Who has understood the mind of the Lord, or instructed him as his counselor? Whom did the Lord consult to enlighten him, and who taught him the right way? Who was it that taught him knowledge or showed him the path of understanding? (Is 40:13-14)

Lord, what do I know that You haven’t known from eternity? What You know surpasses me infinitely, for You know Yourself and You are infinite. Bless You. And You are intimately acquainted with the deepest thoughts of my heart. Yet You love me. Praise You.

We live in an information age. We have more information at our fingertips than people had in all the libraries of a hundred years ago.  We worship information. We think that people who know are the people we should admire and follow. Why then do we not worship God? He has a billion billion times more knowledge than all our universities and computers combined. But we ignore Him. Sometimes we are too smart for God. We are proud of our knowledge, but next to God our knowledge is like the knowledge of a newborn. And the odd thing is that in real life newborns never think their parents ignorant, but we sometimes live as if we know more than God. We are just babies.

God knows all, and what He knows now is no different from what He knew when He formed the world. God does not, God cannot learn. He is perfect and unchangeable, and to speak of a god who has grown to be God (as Mormons teach) is to speak of no God at all. If God has grown in knowledge He is not God. Nothing is a mystery to God, nothing confounds Him, nothing surprises Him, nothing is new to Him. He knew from before the founding of the earth the inner most secrets of your heart right now — secrets which you do not fully understand. He knew then the decisions you shall make next year if, in fact, you get to live till next year. And if you do not live till then, He knew that, too. Everyone faces Him in the judgment, and when we face Him, we cannot hide.  He knows.

We do not know.  The more the sciences tell us about the universe, the more we see we do not know. We discover five facts but learn in the process that we have five hundred new questions that we have no answers for. Such is the immensity of truth. A body of knowledge as immeasurable as truth requires a capacity for knowledge that we cannot comprehend. Yet God, being infinite, can know infinitely. The things that puzzle scientists today do not puzzle God, and He knows now the answers to the questions that will puzzle science five hundred years in the future.

But He knows more than academic facts. He knows the secrets behind the important questions. Why are we here? What are we like? Where are we going? Why is there evil? The great questions of human existence neither surprise God nor stump Him. He has all knowledge about these issues and a perspective that we do not. God unchanging has always and will always know all things. You can hide secrets from your family, but you can hide nothing from God (Ps 139). He sees your secret lusts.
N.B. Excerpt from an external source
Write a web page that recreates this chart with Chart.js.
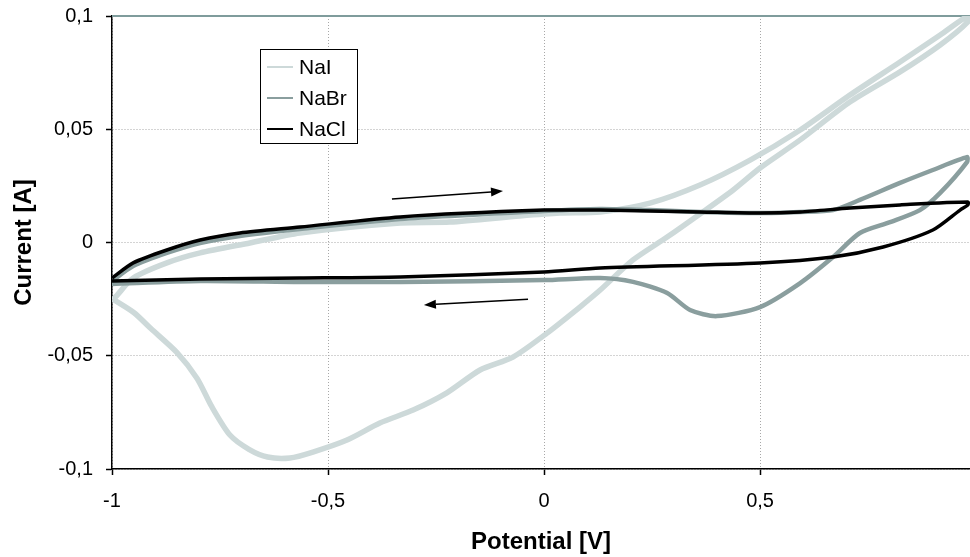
<!DOCTYPE html>
<html>
<head>
<meta charset="utf-8">
<title>Cyclic voltammograms</title>
<script src="https://cdn.jsdelivr.net/npm/chart.js@4.4.1/dist/chart.umd.min.js"></script>
<style>
    html, body { margin: 0; padding: 0; background: #fff; }
    canvas { display: block; }
</style>
</head>
<body>
<canvas id="cvChart" width="970" height="557"></canvas>
<script>
// Series: potential [V] and current [A]
const naiPotential = [-0.998, -0.988, -0.951, -0.873, -0.796, -0.681, -0.565, -0.333, -0.218, -0.056, 0.037, 0.130, 0.245, 0.361, 0.477, 0.593, 0.708, 0.824, 0.917, 0.981,
    0.981, 0.917, 0.824, 0.708, 0.593, 0.500, 0.438, 0.361, 0.285, 0.206, 0.130, 0.083, 0.007, -0.072, -0.148, -0.225, -0.303, -0.380, -0.456, -0.535, -0.588, -0.640, -0.683, -0.727, -0.769, -0.803, -0.850, -0.910, -0.949, -0.998];
const naiCurrent = [-0.0254, -0.0232, -0.0157, -0.0090, -0.0046, -0.0002, 0.0042, 0.0086, 0.0090, 0.0117, 0.0130, 0.0135, 0.0174, 0.0254, 0.0364, 0.0497, 0.0651, 0.0797, 0.0916, 0.1000,
    0.0974, 0.0872, 0.0753, 0.0620, 0.0453, 0.0329, 0.0232, 0.0126, 0.0024, -0.0077, -0.0210, -0.0285, -0.0400, -0.0506, -0.0563, -0.0664, -0.0740, -0.0797, -0.0872, -0.0925, -0.0951, -0.0947, -0.0913, -0.0850, -0.0725, -0.0600, -0.0485, -0.0380, -0.0310, -0.0250];

const nabrPotential = [-1.0, -0.951, -0.873, -0.796, -0.704, -0.565, -0.333, 0.0, 0.130, 0.245, 0.361, 0.500, 0.593, 0.669, 0.731, 0.824, 0.900, 0.979,
    0.979, 0.917, 0.870, 0.801, 0.731, 0.669, 0.593, 0.500, 0.400, 0.338, 0.285, 0.206, 0.130, 0.0, -0.333, -0.565, -0.796, -1.0];
const nabrCurrent = [-0.0170, -0.0104, -0.0046, -0.0002, 0.0029, 0.0060, 0.0104, 0.0139, 0.0148, 0.0143, 0.0135, 0.0130, 0.0135, 0.0143, 0.0188, 0.0263, 0.0320, 0.0377,
    0.0355, 0.0219, 0.0143, 0.0090, 0.0042, -0.0064, -0.0179, -0.0285, -0.0325, -0.0298, -0.0223, -0.0174, -0.0157, -0.0166, -0.0174, -0.0174, -0.0170, -0.0183];

const naclPotential = [-1.0, -0.951, -0.873, -0.796, -0.704, -0.565, -0.333, 0.0, 0.130, 0.245, 0.361, 0.500, 0.593, 0.708, 0.824, 0.981,
    0.981, 0.963, 0.900, 0.785, 0.669, 0.500, 0.130, 0.0, -0.333, -0.565, -0.796, -1.0];
const naclCurrent = [-0.0157, -0.0090, -0.0033, 0.0011, 0.0042, 0.0068, 0.0113, 0.0143, 0.0143, 0.0139, 0.0135, 0.0130, 0.0135, 0.0152, 0.0166, 0.0179,
    0.0166, 0.0143, 0.0055, -0.0020, -0.0064, -0.0090, -0.0113, -0.0130, -0.0152, -0.0157, -0.0161, -0.0170];

const seriesLabels = ['NaI', 'NaBr', 'NaCl'];
const xTicks = [-1, -0.5, 0, 0.5];

// Scan direction arrows (data coordinates: [x0, y0, x1, y1])
const arrows = [
    [-0.352, 0.0192, -0.095, 0.0227],
    [-0.037, -0.0251, -0.278, -0.0276]
];

const FONT = '"Liberation Sans", Arial, sans-serif';

function toPoints(xs, ys) {
    return xs.map((x, i) => ({ x: x, y: ys[i] }));
}

function commaNum(v) {
    return String(+v.toFixed(2)).replace('.', ',');
}

// Grey top edge of the plot area
const plotFrame = {
    id: 'plotFrame',
    beforeDatasetsDraw(chart) {
        const { ctx, chartArea } = chart;
        ctx.save();
        ctx.strokeStyle = '#7f9c9c';
        ctx.lineWidth = 2;
        ctx.beginPath();
        ctx.moveTo(chartArea.left, chartArea.top);
        ctx.lineTo(chartArea.right, chartArea.top);
        ctx.stroke();
        ctx.restore();
    }
};

// Arrows showing scan direction
const scanArrows = {
    id: 'scanArrows',
    afterDatasetsDraw(chart) {
        const { ctx, scales } = chart;
        ctx.save();
        ctx.strokeStyle = '#000';
        ctx.fillStyle = '#000';
        ctx.lineWidth = 1.5;
        arrows.forEach(a => {
            const x0 = scales.x.getPixelForValue(a[0]);
            const y0 = scales.y.getPixelForValue(a[1]);
            const x1 = scales.x.getPixelForValue(a[2]);
            const y1 = scales.y.getPixelForValue(a[3]);
            const ang = Math.atan2(y1 - y0, x1 - x0);
            const len = 12, half = 4.5;
            const bx = x1 - len * Math.cos(ang), by = y1 - len * Math.sin(ang);
            ctx.beginPath();
            ctx.moveTo(x0, y0);
            ctx.lineTo(bx, by);
            ctx.stroke();
            ctx.beginPath();
            ctx.moveTo(x1, y1);
            ctx.lineTo(bx + half * Math.sin(ang), by - half * Math.cos(ang));
            ctx.lineTo(bx - half * Math.sin(ang), by + half * Math.cos(ang));
            ctx.closePath();
            ctx.fill();
        });
        ctx.restore();
    }
};

// Boxed legend inside the plot, top left
const boxLegend = {
    id: 'boxLegend',
    afterDatasetsDraw(chart) {
        const { ctx, chartArea } = chart;
        const x = chartArea.left + 148, y = chartArea.top + 33;
        const w = 97, h = 94;
        ctx.save();
        ctx.fillStyle = '#fff';
        ctx.fillRect(x, y, w, h);
        ctx.strokeStyle = '#000';
        ctx.lineWidth = 1;
        ctx.strokeRect(x + 0.5, y + 0.5, w, h);
        ctx.font = '21px ' + FONT;
        ctx.textBaseline = 'middle';
        ctx.textAlign = 'left';
        chart.data.datasets.forEach((ds, i) => {
            const cy = y + 18 + i * 31;
            ctx.strokeStyle = ds.borderColor;
            ctx.lineWidth = 2;
            ctx.beginPath();
            ctx.moveTo(x + 7, cy);
            ctx.lineTo(x + 33, cy);
            ctx.stroke();
            ctx.fillStyle = '#000';
            ctx.fillText(ds.label, x + 39, cy + 1);
        });
        ctx.restore();
    }
};

const ctx = document.getElementById('cvChart').getContext('2d');

new Chart(ctx, {
    type: 'scatter',
    data: {
        datasets: [
            {
                label: seriesLabels[0],
                data: toPoints(naiPotential, naiCurrent),
                borderColor: '#cdd9d9',
                borderWidth: 5.5,
                order: 3
            },
            {
                label: seriesLabels[1],
                data: toPoints(nabrPotential, nabrCurrent),
                borderColor: '#8a9e9e',
                borderWidth: 4.5,
                order: 2
            },
            {
                label: seriesLabels[2],
                data: toPoints(naclPotential, naclCurrent),
                borderColor: '#000000',
                borderWidth: 3.5,
                order: 1
            }
        ].map(ds => Object.assign(ds, {
            showLine: true,
            pointRadius: 0,
            pointHoverRadius: 0,
            tension: 0.25,
            fill: false
        }))
    },
    options: {
        responsive: false,
        animation: false,
        layout: { padding: { top: 16, right: 0, left: 0, bottom: 0 } },
        plugins: {
            legend: { display: false },
            tooltip: { enabled: false }
        },
        scales: {
            x: {
                type: 'linear',
                min: -1,
                max: 0.986,
                afterFit: scale => { scale.height = 88; scale.paddingLeft = 0; scale.paddingRight = 0; },
                afterBuildTicks: scale => { scale.ticks = xTicks.map(v => ({ value: v })); },
                ticks: {
                    color: '#000',
                    font: { family: FONT, size: 20 },
                    padding: 14,
                    maxRotation: 0,
                    callback: v => commaNum(v)
                },
                grid: {
                    color: '#a8a8a8',
                    lineWidth: 1,
                    tickColor: '#000',
                    tickLength: 6,
                    tickWidth: 1.5
                },
                border: { color: '#000', width: 1.5, dash: [1, 2] },
                title: {
                    display: true,
                    text: 'Potential [V]',
                    color: '#000',
                    font: { family: FONT, size: 24, weight: 'bold' },
                    padding: { top: 0, bottom: 0 }
                }
            },
            y: {
                type: 'linear',
                min: -0.1,
                max: 0.1,
                afterFit: scale => { scale.width = 112; scale.paddingTop = 0; scale.paddingBottom = 0; },
                ticks: {
                    stepSize: 0.05,
                    color: '#000',
                    font: { family: FONT, size: 20 },
                    padding: 13,
                    callback: v => commaNum(v)
                },
                grid: {
                    color: '#a8a8a8',
                    lineWidth: 1,
                    tickColor: '#000',
                    tickLength: 6,
                    tickWidth: 1.5
                },
                border: { color: '#000', width: 1.5, dash: [1, 2] },
                title: {
                    display: true,
                    text: 'Current [A]',
                    color: '#000',
                    font: { family: FONT, size: 24, weight: 'bold' },
                    padding: { top: 10, bottom: 0 }
                }
            }
        }
    },
    plugins: [plotFrame, scanArrows, boxLegend]
});
</script>
</body>
</html>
He knows your fears of failure. He understands the real motives why you pursue the Phd you pursue. He sees your sin through and through. He knows you better than you know yourself. Might as well come straight with Him.

To the follower of Jesus, God’s knowledge is a great comfort. God loves us as we are.  When Satan accuses, what can he say? “I’m going to tell God about this lust of yours!” God already knows and forgives in Jesus. The one person in the universe that we most need to be right with is willing to be right with us even though He knows every little detail of how we turn against Him. The knowledge of God highlights the greatness of His love and mercy.

To know God is to see that God knows. When we see this, we worship.